In-Depth Explanation
Marketing ROI for e-commerce measures the profitability of marketing investments by comparing the profit generated against the total cost of marketing activities. It provides a bottom-line view of whether marketing spending is generating positive returns.
Marketing ROI calculation:
- ROI = (Revenue from Marketing - Cost of Marketing - Cost of Goods Sold) / Cost of Marketing x 100
- Example: ($100,000 revenue - $30,000 marketing cost - $40,000 COGS) / $30,000 = 100% ROI
ROI vs. ROAS:
- ROAS measures revenue per ad dollar (top-line): $10 revenue / $2 ad spend = 5:1
- ROI measures profit per marketing dollar (bottom-line): ($10 revenue - $4 COGS - $2 ad spend) / $2 ad spend = 200%
- ROAS is simpler; ROI gives a true profitability picture
Measuring marketing ROI by channel:
- Attribute revenue to specific channels using UTM tracking and analytics
- Account for customer lifetime value, not just first-purchase revenue
- Include all channel costs (ad spend, tools, agency fees, team time)
- Consider assisted conversions and multi-touch attribution
Common ROI calculation challenges:
- Attributing revenue across multiple touchpoints
- Accounting for brand awareness activities with delayed returns
- Including indirect costs (team time, tools, overhead)
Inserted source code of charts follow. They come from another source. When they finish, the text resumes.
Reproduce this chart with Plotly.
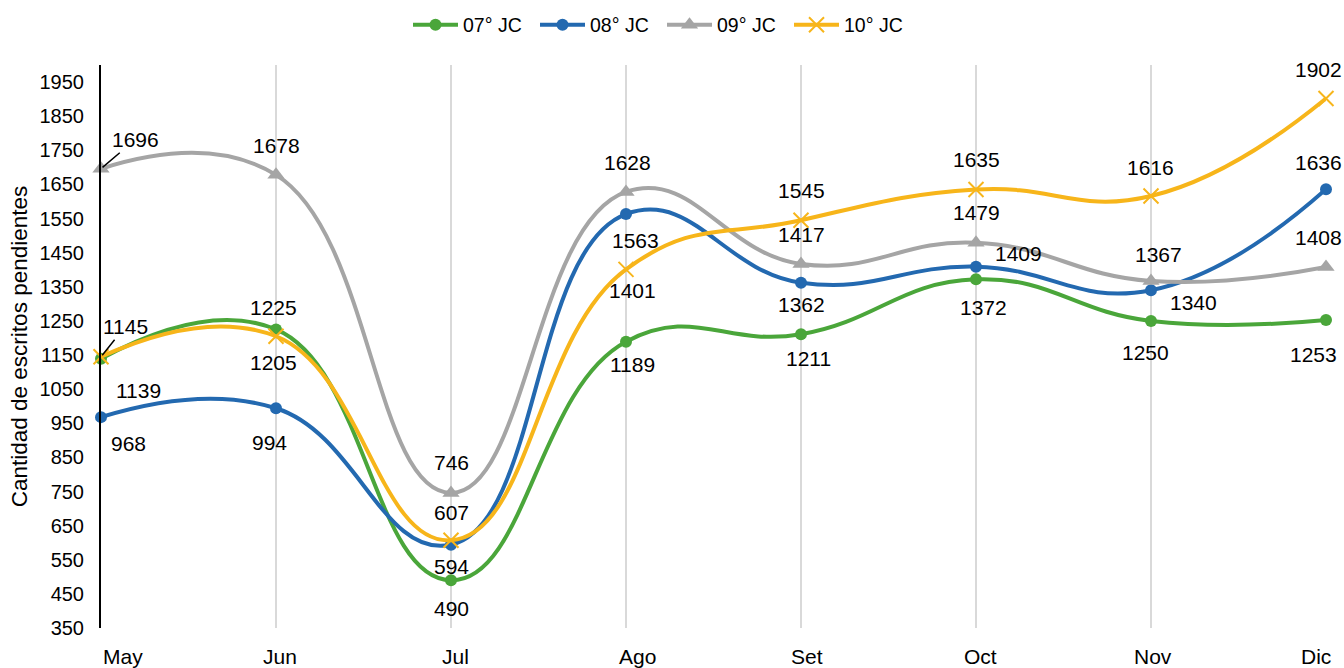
import plotly.graph_objects as go

months = ["May", "Jun", "Jul", "Ago", "Set", "Oct", "Nov", "Dic"]
jc07 = [1139, 1225, 490, 1189, 1211, 1372, 1250, 1253]
jc08 = [968, 994, 594, 1563, 1362, 1409, 1340, 1636]
jc09 = [1696, 1678, 746, 1628, 1417, 1479, 1367, 1408]
jc10 = [1145, 1205, 607, 1401, 1545, 1635, 1616, 1902]
y_ticks = list(range(350, 2000, 100))

# x-axis label horizontal shifts (px)
xlab_shift = [22, 4, 4, 11, 6, 4, 2, -10]

# label offsets in pixels (dx, dy; dy positive = down)
off07 = [(37, 32), (-3, -22), (0, 28), (6, 23), (7, 24), (7, 28), (-6, 32), (-13, 35)]
off08 = [(27, 26), (-7, 34), (0, 22), (9, 26), (0, 22), (42, -13), (42, 12), (-8, -27)]
off09 = [(34, -29), (0, -29), (0, -30), (1, -29), (0, -29), (0, -30), (7, -26), (-8, -30)]
off10 = [(24, -30), (-3, 26), (0, -28), (6, 21), (0, -30), (0, -30), (-1, -29), (-8, -29)]
leader09 = [True, False, False, False, False, False, False, False]
leader10 = [True, False, False, False, False, False, False, False]
leader07 = [False] * 8
leader08 = [False] * 8

series = [
    ("07° JC", jc07, "#4AA63A", dict(symbol="circle", size=12), off07, leader07),
    ("08° JC", jc08, "#2369B0", dict(symbol="circle", size=12), off08, leader08),
    ("09° JC", jc09, "#A5A5A5", dict(symbol="triangle-up", size=15), off09, leader09),
    ("10° JC", jc10, "#F7B51A", dict(symbol="x-thin-open", size=15), off10, leader10),
]

fig = go.Figure()
annotations = []
for name, vals, color, mk, offs, leaders in series:
    marker = dict(color=color, **mk)
    if mk["symbol"] == "x-thin-open":
        marker["line"] = dict(width=2, color=color)
    fig.add_trace(go.Scatter(
        x=months, y=vals, name=name, mode="lines+markers",
        line=dict(color=color, width=4, shape="spline", smoothing=1.3),
        marker=marker, cliponaxis=False,
    ))
    for m, v, (dx, dy), ld in zip(months, vals, offs, leaders):
        if ld:
            annotations.append(dict(
                x=m, y=v, text=str(v), showarrow=True, ax=dx, ay=dy,
                arrowhead=0, arrowwidth=1.5, arrowcolor="#000000", standoff=2,
                font=dict(size=21, color="#000000")))
        else:
            annotations.append(dict(
                x=m, y=v, text=str(v), showarrow=False, xshift=dx, yshift=-dy,
                xanchor="center", yanchor="middle",
                font=dict(size=21, color="#000000")))

# category labels along the bottom
for m, sx in zip(months, xlab_shift):
    annotations.append(dict(
        x=m, xref="x", y=0, yref="paper", text=m, showarrow=False,
        xanchor="center", yanchor="middle", xshift=sx, yshift=-28,
        font=dict(size=21, color="#000000")))

fig.update_layout(
    width=1344, height=668,
    margin=dict(l=101, r=18, t=65, b=40),
    paper_bgcolor="#FFFFFF", plot_bgcolor="#FFFFFF",
    font=dict(family="Liberation Sans, Arial, sans-serif", color="#000000", size=19),
    showlegend=True,
    legend=dict(orientation="h", xref="container", yref="container",
                x=408 / 1344, xanchor="left", y=1 - 25 / 668, yanchor="middle",
                font=dict(size=19.5), itemwidth=45, entrywidth=67, entrywidthmode="pixels",
                tracegroupgap=0, bgcolor="rgba(0,0,0,0)"),
    annotations=annotations,
)
fig.update_xaxes(
    type="category", range=[0, 7], showgrid=True, gridcolor="#D9D9D9", gridwidth=2,
    showline=False, zeroline=False, ticks="", showticklabels=False,
    automargin=False,
)
fig.update_yaxes(
    range=[350, 2000], tickvals=y_ticks, showgrid=False, zeroline=False,
    showline=True, linecolor="#000000", linewidth=2, ticks="",
    tickfont=dict(size=20), ticklabelstandoff=11,
    title=dict(text="Cantidad de escritos pendientes", font=dict(size=22.5), standoff=6),
    automargin=False,
)
fig.write_html("out.html", config={"displayModeBar": False},
               post_script="document.body.style.margin='0';")
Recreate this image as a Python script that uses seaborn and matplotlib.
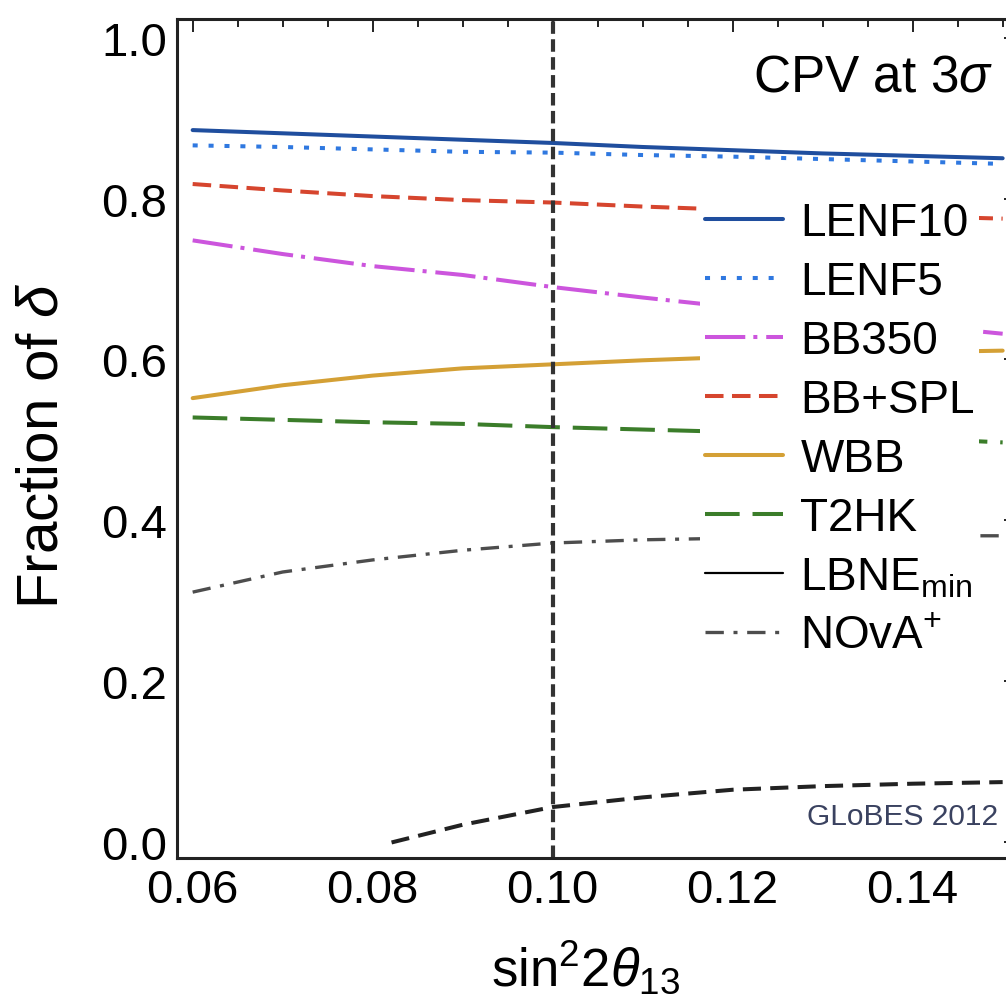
import numpy as np
import pandas as pd
import seaborn as sns
from matplotlib import pyplot as plt
from matplotlib.lines import Line2D
from matplotlib.ticker import MultipleLocator

# valores
x_s2t = [0.06, 0.07, 0.08, 0.09, 0.10, 0.11, 0.12, 0.13, 0.14, 0.15]
lenf10 = [0.885, 0.881, 0.877, 0.873, 0.869, 0.864, 0.860, 0.856, 0.853, 0.850]
lenf5 = [0.866, 0.864, 0.861, 0.858, 0.857, 0.854, 0.852, 0.849, 0.846, 0.843]
bb350 = [0.748, 0.731, 0.716, 0.705, 0.690, 0.677, 0.665, 0.654, 0.643, 0.632]
bb_spl = [0.818, 0.810, 0.803, 0.798, 0.795, 0.790, 0.786, 0.782, 0.778, 0.775]
wbb = [0.552, 0.568, 0.580, 0.589, 0.594, 0.599, 0.603, 0.606, 0.609, 0.611]
t2hk = [0.528, 0.525, 0.522, 0.520, 0.516, 0.513, 0.510, 0.506, 0.502, 0.497]
nova_plus = [0.311, 0.336, 0.351, 0.363, 0.372, 0.376, 0.378, 0.380, 0.381, 0.381]

# curva negra discontinua de abajo (sin entrada en la leyenda visible)
x_low = [0.0821, 0.09, 0.10, 0.11, 0.12, 0.13, 0.14, 0.15]
low_curve = [0.0, 0.022, 0.044, 0.056, 0.0655, 0.070, 0.073, 0.075]

theta13_best = 0.10

sns.set_style('white')
plt.rcParams['font.family'] = ['Liberation Sans', 'DejaVu Sans']
plt.rcParams['text.color'] = 'black'
plt.rcParams['axes.labelcolor'] = 'black'
plt.rcParams['xtick.labelcolor'] = 'black'
plt.rcParams['ytick.labelcolor'] = 'black'
plt.rcParams['mathtext.fontset'] = 'custom'
plt.rcParams['mathtext.rm'] = 'Liberation Sans'
plt.rcParams['mathtext.it'] = 'Liberation Sans:italic'
plt.rcParams['mathtext.bf'] = 'Liberation Sans:bold'

W, H = 1006, 1003
x_lo, x_hi = 0.05826, 0.1516
fig = plt.figure(figsize=(W / 100, H / 100), dpi=100)
ax = fig.add_axes([177 / W, 144 / H, (x_hi - x_lo) * 9000 / W, 839 / H])

# (serie, etiqueta, color, grosor, patron de guiones)
series = [
    (lenf10, 'LENF10', '#1f4e9e', 2.9, None),
    (lenf5, 'LENF5', '#2f78e0', 2.9, (1.25, 2.7)),
    (bb350, 'BB350', '#cc55dd', 2.9, (10, 2, 1, 2.2)),
    (bb_spl, 'BB+SPL', '#d6452e', 2.9, (4.6, 2.1)),
    (wbb, 'WBB', '#d4a035', 2.9, None),
    (t2hk, 'T2HK', '#3b7d2a', 2.9, (8.6, 3.2)),
    (nova_plus, r'NOvA$^{+}$', '#4d4d4d', 2.4, (5.5, 2.9, 1.2, 2.9)),
]

handles = {}
for vals, lab, col, lw, dash in series:
    sns.lineplot(x=x_s2t, y=vals, ax=ax, color=col, lw=lw, label=lab)
    ln = ax.lines[-1]
    if dash is not None:
        ln.set_dashes(dash)
    handles[lab] = ln

sns.lineplot(x=x_low, y=low_curve, ax=ax, color='#222222', lw=2.9)
ax.lines[-1].set_dashes((4.5, 2.3))

ax.axvline(theta13_best, color='#333333', lw=3.0, dashes=(3, 1.3))

ax.set_xlim(x_lo, x_hi)
ax.set_ylim(-0.0193, 1.023)
ax.xaxis.set_major_locator(MultipleLocator(0.02))
ax.xaxis.set_minor_locator(MultipleLocator(0.005))
ax.yaxis.set_major_locator(MultipleLocator(0.2))
ax.yaxis.set_minor_locator(MultipleLocator(0.05))
ax.xaxis.set_major_formatter(lambda v, p: f'{v:.2f}')
ax.yaxis.set_major_formatter(lambda v, p: f'{v:.1f}')

for s in ax.spines.values():
    s.set_linewidth(2.2)
    s.set_color('#222222')
ax.tick_params(which='both', direction='in', top=True, right=True,
               color='#222222', width=1.4)
ax.tick_params(which='major', length=9.4, labelsize=34, pad=7)
ax.tick_params(which='minor', length=5.8)

ax.set_ylabel(r'Fraction of $\delta$', fontsize=42, va='center')
ax.yaxis.set_label_coords(-0.160, 0.4934)
ax.set_xlabel(r'sin$^{2}$2$\theta_{13}$', fontsize=38, va='center')
ax.xaxis.set_label_coords(0.487, -0.130)

ax.text(993, 911, r'CPV at 3$\sigma$', transform=None,
        ha='right', va='baseline', fontsize=37)
ax.text(998, 178, 'GLoBES 2012', transform=None,
        ha='right', va='baseline', fontsize=21.5, color='#3a4260')

# leyenda con la entrada LBNE_min (linea negra fina)
lbne = Line2D([], [], color='black', lw=1.6)
order = ['LENF10', 'LENF5', 'BB350', 'BB+SPL', 'WBB', 'T2HK']
hs = [handles[k] for k in order] + [lbne, handles[r'NOvA$^{+}$']]
ls = order + [r'LBNE$_{\mathrm{min}}$', r'NOvA$^{+}$']
ax.legend(hs, ls, loc='upper left', bbox_to_anchor=(700 / W, 1 - 197 / H),
          bbox_transform=fig.transFigure, fontsize=33, frameon=True,
          facecolor='white', edgecolor='none', framealpha=1, fancybox=False,
          borderpad=0.1, borderaxespad=0, handlelength=1.72,
          handletextpad=0.37, labelspacing=0.33)

fig.savefig('out.png', dpi=100)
- Measuring offline impact of online marketing
- Long sales cycles making immediate ROI measurement misleading
Improving marketing ROI:
- Shift budget from low-ROI to high-ROI channels
- Improve conversion rates to get more revenue from same spend
- Increase customer lifetime value to improve long-term returns
- Reduce cost per acquisition through targeting and optimisation
- Build organic channels that deliver ongoing traffic without incremental cost
Business Context
Understanding marketing ROI by channel enables e-commerce businesses to allocate every marketing dollar where it generates the most profit, typically improving overall marketing profitability by 20-40% through smarter budget allocation.
How Clever Ops Uses This
Clever Ops builds marketing ROI measurement systems for Australian e-commerce businesses by connecting advertising, analytics, and financial data. We create dashboards showing true profitability by channel, campaign, and product, enabling data-driven budget decisions that maximise marketing returns.
Example Use Case
"An Australian retailer builds a marketing ROI dashboard connecting Google Ads, Meta, Klaviyo, and Shopify data, discovering that email marketing delivers 42:1 ROI while display advertising delivers 1.5:1, prompting a significant budget reallocation."